火星隕石から火星に最近水が流れたという証拠見つかる
【2001年1月29日 BBC News (2001.01.24)】
約1億7500万年前の火星に由来する溶岩質の「Shergotty火星隕石」から、火星では比較的最近に液体の水があふれ出たかもしれないという説を支持する証拠が見つかった。
NASAの火星探査機「マーズ・グローバル・サーベイヤー」がとらえた火星表面の画像には、液体の水によって侵食されてできたと考えられる峡谷などが多く見られることから、過去の火星は温かく、充分に厚い大気に覆われ、豊富な水があったと有力視されている。もしかしたら、海洋さえ存在したかもしれない。
それらの水は、火星の熱い地下深くからマグマによって地表に運ばれたものだと考えられている。しかし、この説にはひとつの問題があった。火星起源の溶岩質の隕石は、水分に乏しいのだ。

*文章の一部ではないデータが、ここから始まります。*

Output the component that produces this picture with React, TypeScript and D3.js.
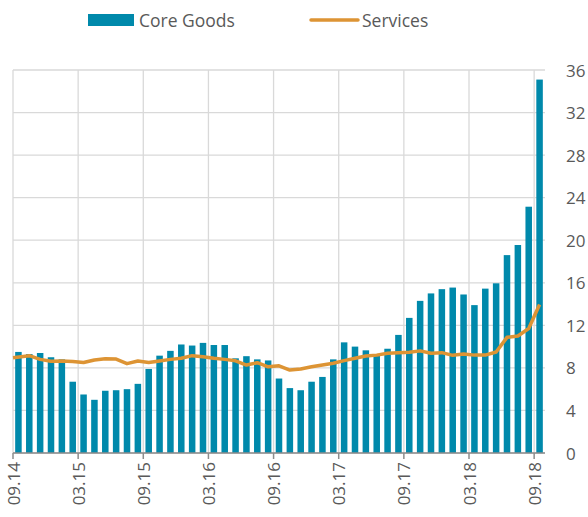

しかし、Harry McSween氏 (テネシー大学) らの研究チームは、それらの溶岩質の隕石を研究したこれまでの研究が誤っているのではないかと考えた。そして、溶岩質の「Shergotty火星隕石」が、火星表面に由来する隕石に比べ、水溶性の鉱分を多量に含むということを発見した。
研究チームは、「Shergotty火星隕石」の起源となったマグマは、地下深くから上昇をはじめる際には、1.8%という豊富な水分を含んでいたはずだと結論している。これは、考えられていたよりもずっと多い。マグマの上昇の過程で、水分はマグマ本体から蒸発して別の経路を辿って地表に達したと考えられ、このことが溶岩質の火星隕石に水分が乏しい理由なのだという。
そして、この火星隕石の形成年代であるおよそ1億7500万年前――地質学的な視点では最近にあたる――には、この隕石の起源となったマグマから蒸発した多量の水が地表にあふれ出だし、地表に侵食地形を刻んだと考えられるということだ。